BUFFALO, N.Y. — The Dow rallied for a third straight day on Thursday, perhaps lending comfort to those whose retirement plans are tied to the stock market.

At the same time, though, it's still 25 percent lower than the all-time high it reached just over a month ago.

“These crazy wild swings in the market would give anybody heartburn,” said Joe Curatolo, a financial planner with Georgetown Capital in Williamsville. “When folks open up their (quarterly) investment statements that are going to come out in another 10 days, it's not gonna be pretty."

But experts say to remember that your losses, just like your gains over the last few years, are on paper.

You don't make money, or lose it, until you sell.

“I would say don’t sell at theses low prices … that’s not in anybody's best interest," Curatolo told WGRZ.

Especially those who are many years from retirement.

For those who are getting close though, there may be concern.

Hopefully, they would have been directing funds to more conservative investments in recent years.

“Everybody knows that as you get closer to retirement you turn the risk down," Curatolo said.

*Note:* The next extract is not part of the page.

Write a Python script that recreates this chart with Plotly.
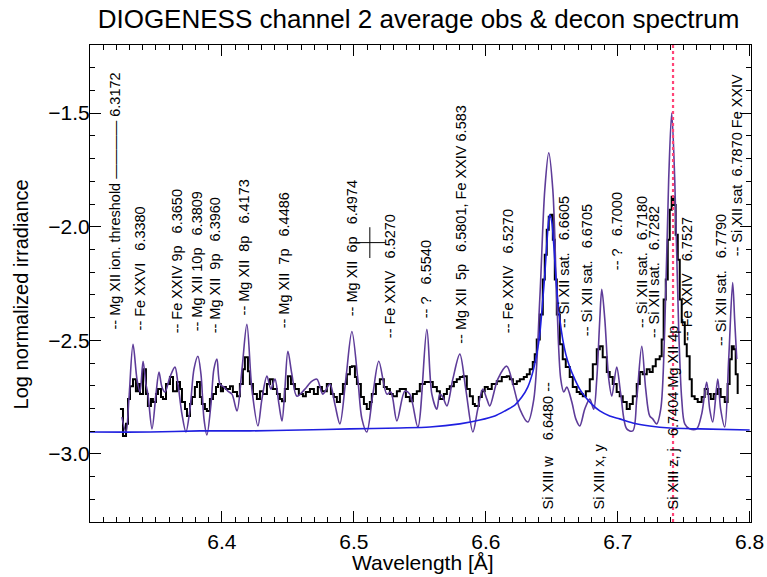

But he also acknowledges many people who should have dialed back on risk, fell to the temptation to ride the incredible rise of the market in the last three years, prior to the Coronavirus outbreak, which sent shares tumbling.

“there’s no doubt about it,” Curatolo said. “People who saw last year, where they might have made 25 to 30 percent in the market, may have thought that ride would last many more years. They stayed in and got beat up more than most.”

However, he says even they should not be panicking.

“If the market is down 25 percent year to date, which is only three months, and last year they made 25 percent, one could say that statistically they're about where they started in early 2019, so how bad is that?"

Besides, you probably weren't going to spend every dime you saved in your life, in the next year anyway.

“Every economic crisis for hundreds of years has eventually come and gone. For the vast majority of people who do any sort of planning they'll be fine," Curatolo said.